Our non-GAAP measures described above should not be considered
alternatives to GAAP net income or other GAAP measures and have
important limitations as analytical tools. Our computations of
DCF, Segment EBDA before Certain Items and Adjusted EBITDA may differ
from similarly titled measures used by others. You should not
consider these non-GAAP measures in isolation or as substitutes for an
analysis of our results as reported under GAAP. DCF should not be
used as an alternative to net cash provided by operating activities
computed under GAAP. Management compensates for the limitations
of these non-GAAP measures by reviewing our comparable GAAP measures,
understanding the differences between the measures and taking this
information into account in its analysis and its decision making
processes.
Important Information Relating to
Forward-Looking Statements
This news release includes forward-looking statements within the
meaning of the U.S. Private Securities Litigation Reform Act of 1995 and
Section 21E of the Securities and Exchange Act of 1934. Generally the
words “expects,” “believes,” anticipates,” “plans,” “will,” “shall,”

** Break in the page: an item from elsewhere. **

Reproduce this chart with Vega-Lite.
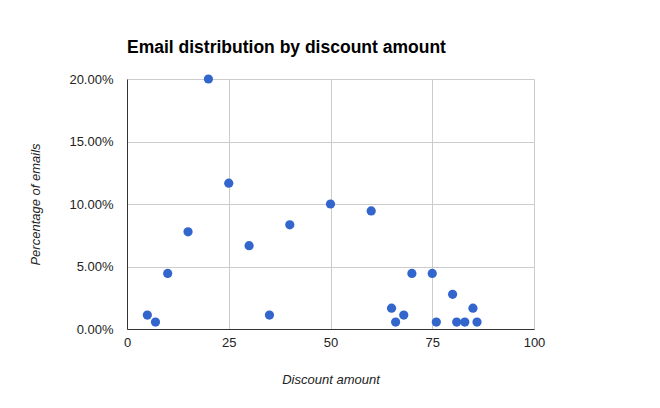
{
  "$schema": "https://vega.github.io/schema/vega-lite/v6.json",
  "width": 407,
  "height": 250,
  "autosize": {"type": "none"},
  "padding": {"left": 127, "top": 79, "right": 126, "bottom": 79},
  "background": "white",
  "title": {
    "text": "Email distribution by discount amount",
    "anchor": "start",
    "frame": "group",
    "font": "Liberation Sans",
    "fontSize": 17.5,
    "fontWeight": "bold",
    "color": "#000000",
    "offset": 17
  },
  "config": {
    "view": {"stroke": null},
    "axis": {
      "labelFont": "Liberation Sans",
      "titleFont": "Liberation Sans",
      "labelFontSize": 13,
      "titleFontSize": 13,
      "labelColor": "#222222",
      "titleColor": "#222222",
      "titleFontStyle": "italic",
      "titleFontWeight": "normal",
      "gridColor": "#cccccc",
      "gridOpacity": 1,
      "ticks": false,
      "domainColor": "#333333"
    }
  },
  "data": {
    "values": [
      {"discount": 5, "pct": 0.011111},
      {"discount": 7, "pct": 0.005556},
      {"discount": 10, "pct": 0.044444},
      {"discount": 15, "pct": 0.077778},
      {"discount": 20, "pct": 0.2},
      {"discount": 25, "pct": 0.116667},
      {"discount": 30, "pct": 0.066667},
      {"discount": 35, "pct": 0.011111},
      {"discount": 40, "pct": 0.083333},
      {"discount": 50, "pct": 0.1},
      {"discount": 60, "pct": 0.094444},
      {"discount": 65, "pct": 0.016667},
      {"discount": 66, "pct": 0.005556},
      {"discount": 68, "pct": 0.011111},
      {"discount": 70, "pct": 0.044444},
      {"discount": 75, "pct": 0.044444},
      {"discount": 76, "pct": 0.005556},
      {"discount": 80, "pct": 0.027778},
      {"discount": 81, "pct": 0.005556},
      {"discount": 83, "pct": 0.005556},
      {"discount": 85, "pct": 0.016667},
      {"discount": 86, "pct": 0.005556}
    ]
  },
  "mark": {"type": "circle", "color": "#3366CC", "opacity": 1, "size": 85},
  "encoding": {
    "x": {
      "field": "discount",
      "type": "quantitative",
      "scale": {"domain": [0, 100], "nice": false},
      "axis": {
        "title": "Discount amount",
        "values": [0, 25, 50, 75, 100],
        "labelPadding": 7,
        "titlePadding": 24,
        "domain": true,
        "labelFlush": false
      }
    },
    "y": {
      "field": "pct",
      "type": "quantitative",
      "scale": {"domain": [0, 0.2], "nice": false},
      "axis": {
        "title": "Percentage of emails",
        "format": ".2%",
        "values": [0, 0.05, 0.1, 0.15, 0.2],
        "labelPadding": 14,
        "titlePadding": 26,
        "domain": true
      }
    }
  }
}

“estimates,” and similar expressions identify forward-looking
statements, which are generally not historical in nature. Forward-looking
statements are subject to risks and uncertainties and are based on the
beliefs and assumptions of management, based on information currently
available to them. Although KMI believes that these
forward-looking statements are based on reasonable assumptions, it can
give no assurance that any such forward-looking statements will
materialize. Important factors that could cause actual results to
differ materially from those expressed in or implied by these
forward-looking statements include the risks and uncertainties described
in KMI’s reports filed with the Securities and Exchange Commission
(SEC), including its Annual Report on Form 10-K for the year-ended
December 31, 2017 (under the headings “Risk Factors” and “Information
Regarding Forward-Looking Statements” and elsewhere) and its subsequent
reports, which are available through the SEC’s EDGAR system at
www.sec.gov
and on our website at ir.kindermorgan.com. Forward-looking
statements speak only as of the date they were made, and except to the
extent required by law, KMI undertakes no obligation to update any
forward-looking statement because of new information, future events or
other factors. Because of these risks and uncertainties, readers
should not place undue reliance on these forward-looking statements.